E se, por exemplo, antes de clicar em “Seguir” numa nova conta, nos questionássemos “isto acrescenta algo à minha vida?”; ou antes de dar um “Like”, parássemos um segundo para perceber se o post fala efetivamente connosco em vez de ser só mais um reflexo do que o algoritmo quer ver em nós? Atingiríamos um estado de consciência superior e passaríamos a ser uns seres iluminados? Nem por sombras! Mas talvez fossemos mais conscientes daquilo que as redes sociais pretendem e sobretudo mais responsáveis com o nosso papel em cada uma delas.
Somos, sim, marionetas interligadas a plataformas que querem maximizar o nosso tempo de ecrã. Mas tal como quem manipula as marionetas no teatro, temos sempre a capacidade – e a responsabilidade – de puxar ou cortar os fios que nos limitam.
Experimente puxar os seus próprios fios digitais durante o resto desta semana e veja como se sente!

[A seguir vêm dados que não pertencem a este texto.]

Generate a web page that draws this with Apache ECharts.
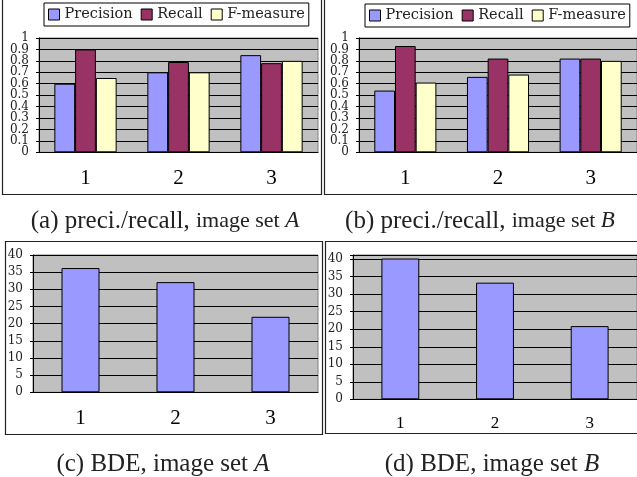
<!DOCTYPE html>
<html>
<head>
<meta charset="utf-8">
<script src="https://cdn.jsdelivr.net/npm/echarts@6/dist/echarts.min.js"></script>
<style>
html,body{margin:0;padding:0;background:#fff;}
#chart{width:637px;height:477px;}
</style>
</head>
<body>
<div id="chart"></div>
<script>
// ---- data ----
var categories = ['1', '2', '3'];
var seriesNames = ['Precision', 'Recall', 'F-measure'];
var precisionA = [0.60, 0.70, 0.85];
var recallA    = [0.90, 0.79, 0.78];
var fmeasureA  = [0.65, 0.70, 0.80];
var precisionB = [0.54, 0.66, 0.82];
var recallB    = [0.93, 0.82, 0.82];
var fmeasureB  = [0.61, 0.68, 0.80];
var bdeA = [36.2, 32.1, 22.0];
var bdeB = [40.2, 33.3, 20.9];
var captions = [
  {panel: '(a) preci./recall,', rest: 'image set ', set: 'A'},
  {panel: '(b) preci./recall,', rest: 'image set ', set: 'B'},
  {panel: '(c) BDE,', rest: 'image set ', set: 'A'},
  {panel: '(d) BDE,', rest: 'image set ', set: 'B'}
];

var colors = ['#9999FF', '#993366', '#FFFFCC'];
var chart = echarts.init(document.getElementById('chart'), null, {renderer: 'canvas'});

var grids = [
  {left: 39, top: 38, width: 279, height: 114.3},
  {left: 359, top: 38, width: 279, height: 114.3},
  {left: 33, top: 255, width: 285, height: 137.3},
  {left: 353, top: 255, width: 284, height: 144.3}
];
grids.forEach(function (g) {
  g.show = true;
  g.backgroundColor = '#C0C0C0';
  g.borderColor = '#808080';
  g.borderWidth = 1;
  g.containLabel = false;
});

var xLabelSizes = [21, 21, 21, 17];
var xAxes = grids.map(function (g, i) {
  return {
    type: 'category', gridIndex: i, data: categories,
    axisLine: {lineStyle: {color: '#000', width: 1}},
    axisTick: {show: false},
    axisLabel: {color: '#000', fontFamily: 'Liberation Serif', fontSize: xLabelSizes[i], margin: 16}
  };
});

var labelStyle = {color: '#222', fontFamily: 'DejaVu Serif', fontSize: 12, margin: 10,
  showMaxLabel: true, showMinLabel: true, hideOverlap: false};

function yAxis(i, max, interval, fmt) {
  return {
    type: 'value', gridIndex: i, min: 0, max: max, interval: interval, position: 'left',
    axisLine: {show: true, lineStyle: {color: '#000', width: 1}},
    axisTick: {show: true, length: 3, lineStyle: {color: '#000'}},
    splitLine: {show: true, lineStyle: {color: '#000', width: 1}},
    axisLabel: Object.assign({formatter: fmt}, labelStyle)
  };
}
// label-only companion axis sharing the same scale (shows the alternate tick labels)
function yAxisAlt(i, max, interval, fmt) {
  return {
    type: 'value', gridIndex: i, min: 0, max: max, interval: interval, position: 'left', offset: 0,
    axisLine: {show: false}, axisTick: {show: false}, splitLine: {show: false},
    axisLabel: Object.assign({formatter: fmt}, labelStyle)
  };
}
function stepIndex(v, step) { return Math.round(v / step); }
var fmtRatioEven = function (v) { return stepIndex(v, 0.1) % 2 === 0 ? String(Math.round(v * 10) / 10) : ''; };
var fmtRatioOdd  = function (v) { return stepIndex(v, 0.1) % 2 === 1 ? String(Math.round(v * 10) / 10) : ''; };
var fmtBde = function (v) { return (Math.abs(v % 5) < 1e-6) ? String(v) : ''; };
var yAxes = [
  yAxis(0, 1, 0.1, fmtRatioEven),
  yAxis(1, 1, 0.1, fmtRatioEven),
  yAxis(2, 40, 5, fmtBde),
  yAxis(3, 41.2, 5, fmtBde),
  yAxisAlt(0, 1, 0.1, fmtRatioOdd),
  yAxisAlt(1, 1, 0.1, fmtRatioOdd)
];

function barSeries(name, data, gi, color, gapCat) {
  return {
    type: 'bar', name: name, data: data, xAxisIndex: gi, yAxisIndex: gi,
    barGap: '0%', barCategoryGap: gapCat,
    itemStyle: {color: color, borderColor: '#000', borderWidth: 1},
    emphasis: {disabled: true}, animation: false
  };
}
var series = [
  barSeries(seriesNames[0], precisionA, 0, colors[0], '33%'),
  barSeries(seriesNames[1], recallA, 0, colors[1], '33%'),
  barSeries(seriesNames[2], fmeasureA, 0, colors[2], '33%'),
  barSeries(seriesNames[0], precisionB, 1, colors[0], '33%'),
  barSeries(seriesNames[1], recallB, 1, colors[1], '33%'),
  barSeries(seriesNames[2], fmeasureB, 1, colors[2], '33%'),
  barSeries('BDE A', bdeA, 2, colors[0], '60%'),
  barSeries('BDE B', bdeB, 3, colors[0], '60%')
];

function legend(left, top) {
  return {
    data: seriesNames, left: left, top: top, orient: 'horizontal',
    icon: 'rect', itemWidth: 11, itemHeight: 11, itemGap: 8,
    padding: [4, 4, 4, 4], borderColor: '#000', borderWidth: 1, backgroundColor: '#fff',
    selectedMode: false,
    textStyle: {fontFamily: 'DejaVu Serif', fontSize: 14.5, color: '#222'},
    itemStyle: {borderColor: '#000', borderWidth: 1}
  };
}

var frames = [
  [2, -2, 319, 196],
  [324, -2, 320, 196],
  [5, 241, 317, 193],
  [325, 241, 320, 192]
];
var captionPos = [[165, 221], [480, 221], [163, 464], [492, 464]];

var graphics = frames.map(function (f) {
  return {type: 'rect', shape: {x: f[0] + 0.5, y: f[1] + 0.5, width: f[2], height: f[3]},
    style: {fill: 'none', stroke: '#222', lineWidth: 1.2}, silent: true, z: 0};
});
captions.forEach(function (c, i) {
  graphics.push({
    type: 'text', x: captionPos[i][0], y: captionPos[i][1], silent: true,
    style: {
      text: '{p|' + c.panel + ' }{r|' + c.rest + '}{s|' + c.set + '}',
      align: 'center', verticalAlign: 'middle',
      rich: {
        p: {fontFamily: 'Liberation Serif', fontSize: 25, fill: '#222'},
        r: {fontFamily: 'Liberation Serif', fontSize: i < 2 ? 22 : 25, fill: '#222'},
        s: {fontFamily: 'Liberation Serif', fontStyle: 'italic', fontSize: i < 2 ? 23 : 25, fill: '#222'}
      }
    }
  });
});

chart.setOption({
  animation: false,
  backgroundColor: '#fff',
  grid: grids,
  xAxis: xAxes,
  yAxis: yAxes,
  legend: [legend(44, 3), legend(365, 4)],
  series: series,
  graphic: graphics
});
</script>
</body>
</html>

1 Terá sido na Ásia que surgiram as primeiras marionetas, embora não se saiba ao certo se na China, na Índia ou na Indonésia. Na Birmânia as marionetas de fios tiveram uma importância muito grande, principalmente nos palácios e o seu movimento tem de imitar o dos seres humanos. São necessários muitos fios para o fazer e há fios mais importantes que outros. Os fios da vida são os que suportam o peso da marioneta e que ajudam a que imite o movimento da respiração.